Written request
Repeat verbatim only the lines from the opening of the material below through the one that contains "(lefttitle) at (207,247)".

Supplied information
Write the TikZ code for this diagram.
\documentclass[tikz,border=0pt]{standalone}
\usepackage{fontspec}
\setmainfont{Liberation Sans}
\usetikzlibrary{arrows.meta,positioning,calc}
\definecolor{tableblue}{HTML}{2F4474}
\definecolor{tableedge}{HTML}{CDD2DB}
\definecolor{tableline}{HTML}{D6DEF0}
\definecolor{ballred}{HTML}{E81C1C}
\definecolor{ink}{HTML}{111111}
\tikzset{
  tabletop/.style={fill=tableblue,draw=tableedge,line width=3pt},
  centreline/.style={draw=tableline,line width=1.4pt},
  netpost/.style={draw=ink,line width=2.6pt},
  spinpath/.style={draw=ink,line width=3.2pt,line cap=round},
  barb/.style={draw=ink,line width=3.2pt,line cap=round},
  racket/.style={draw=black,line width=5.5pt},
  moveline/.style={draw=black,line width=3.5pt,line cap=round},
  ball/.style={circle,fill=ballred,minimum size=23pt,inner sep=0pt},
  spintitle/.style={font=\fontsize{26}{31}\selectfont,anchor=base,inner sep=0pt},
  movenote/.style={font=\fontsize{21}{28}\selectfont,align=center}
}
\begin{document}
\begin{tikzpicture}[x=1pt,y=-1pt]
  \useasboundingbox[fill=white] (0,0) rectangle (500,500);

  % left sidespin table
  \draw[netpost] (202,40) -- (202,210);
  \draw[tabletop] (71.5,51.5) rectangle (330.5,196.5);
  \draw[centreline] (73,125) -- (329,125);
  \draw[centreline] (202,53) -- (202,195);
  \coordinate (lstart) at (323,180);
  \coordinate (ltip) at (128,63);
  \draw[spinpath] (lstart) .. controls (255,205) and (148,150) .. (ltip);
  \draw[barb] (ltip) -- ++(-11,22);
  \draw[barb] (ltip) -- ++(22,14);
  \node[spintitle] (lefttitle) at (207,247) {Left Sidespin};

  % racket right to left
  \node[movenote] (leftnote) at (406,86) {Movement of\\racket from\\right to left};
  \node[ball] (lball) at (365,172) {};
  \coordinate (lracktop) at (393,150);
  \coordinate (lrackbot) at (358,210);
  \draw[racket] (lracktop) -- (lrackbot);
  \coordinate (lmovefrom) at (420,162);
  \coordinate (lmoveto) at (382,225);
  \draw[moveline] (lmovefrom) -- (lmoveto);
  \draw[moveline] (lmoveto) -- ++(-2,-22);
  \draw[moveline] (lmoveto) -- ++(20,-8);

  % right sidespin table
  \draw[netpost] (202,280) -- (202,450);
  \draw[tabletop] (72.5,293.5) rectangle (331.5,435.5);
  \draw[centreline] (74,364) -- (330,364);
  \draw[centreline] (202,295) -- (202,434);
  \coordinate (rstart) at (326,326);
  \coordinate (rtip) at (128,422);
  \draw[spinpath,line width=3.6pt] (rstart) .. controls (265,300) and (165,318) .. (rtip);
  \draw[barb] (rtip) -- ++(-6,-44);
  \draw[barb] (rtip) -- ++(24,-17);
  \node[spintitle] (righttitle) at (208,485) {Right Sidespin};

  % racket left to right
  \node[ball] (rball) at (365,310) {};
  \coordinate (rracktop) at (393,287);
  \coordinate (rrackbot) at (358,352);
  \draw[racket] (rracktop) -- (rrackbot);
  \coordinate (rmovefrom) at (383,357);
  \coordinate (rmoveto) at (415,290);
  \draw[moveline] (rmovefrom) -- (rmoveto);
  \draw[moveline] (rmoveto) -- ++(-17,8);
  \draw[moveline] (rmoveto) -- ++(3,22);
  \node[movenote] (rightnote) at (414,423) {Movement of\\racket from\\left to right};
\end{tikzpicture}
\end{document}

Task result
Write the TikZ code for this diagram.
\documentclass[tikz,border=0pt]{standalone}
\usepackage{fontspec}
\setmainfont{Liberation Sans}
\usetikzlibrary{arrows.meta,positioning,calc}
\definecolor{tableblue}{HTML}{2F4474}
\definecolor{tableedge}{HTML}{CDD2DB}
\definecolor{tableline}{HTML}{D6DEF0}
\definecolor{ballred}{HTML}{E81C1C}
\definecolor{ink}{HTML}{111111}
\tikzset{
  tabletop/.style={fill=tableblue,draw=tableedge,line width=3pt},
  centreline/.style={draw=tableline,line width=1.4pt},
  netpost/.style={draw=ink,line width=2.6pt},
  spinpath/.style={draw=ink,line width=3.2pt,line cap=round},
  barb/.style={draw=ink,line width=3.2pt,line cap=round},
  racket/.style={draw=black,line width=5.5pt},
  moveline/.style={draw=black,line width=3.5pt,line cap=round},
  ball/.style={circle,fill=ballred,minimum size=23pt,inner sep=0pt},
  spintitle/.style={font=\fontsize{26}{31}\selectfont,anchor=base,inner sep=0pt},
  movenote/.style={font=\fontsize{21}{28}\selectfont,align=center}
}
\begin{document}
\begin{tikzpicture}[x=1pt,y=-1pt]
  \useasboundingbox[fill=white] (0,0) rectangle (500,500);

  % left sidespin table
  \draw[netpost] (202,40) -- (202,210);
  \draw[tabletop] (71.5,51.5) rectangle (330.5,196.5);
  \draw[centreline] (73,125) -- (329,125);
  \draw[centreline] (202,53) -- (202,195);
  \coordinate (lstart) at (323,180);
  \coordinate (ltip) at (128,63);
  \draw[spinpath] (lstart) .. controls (255,205) and (148,150) .. (ltip);
  \draw[barb] (ltip) -- ++(-11,22);
  \draw[barb] (ltip) -- ++(22,14);
  \node[spintitle] (lefttitle) at (207,247) {Left Sidespin};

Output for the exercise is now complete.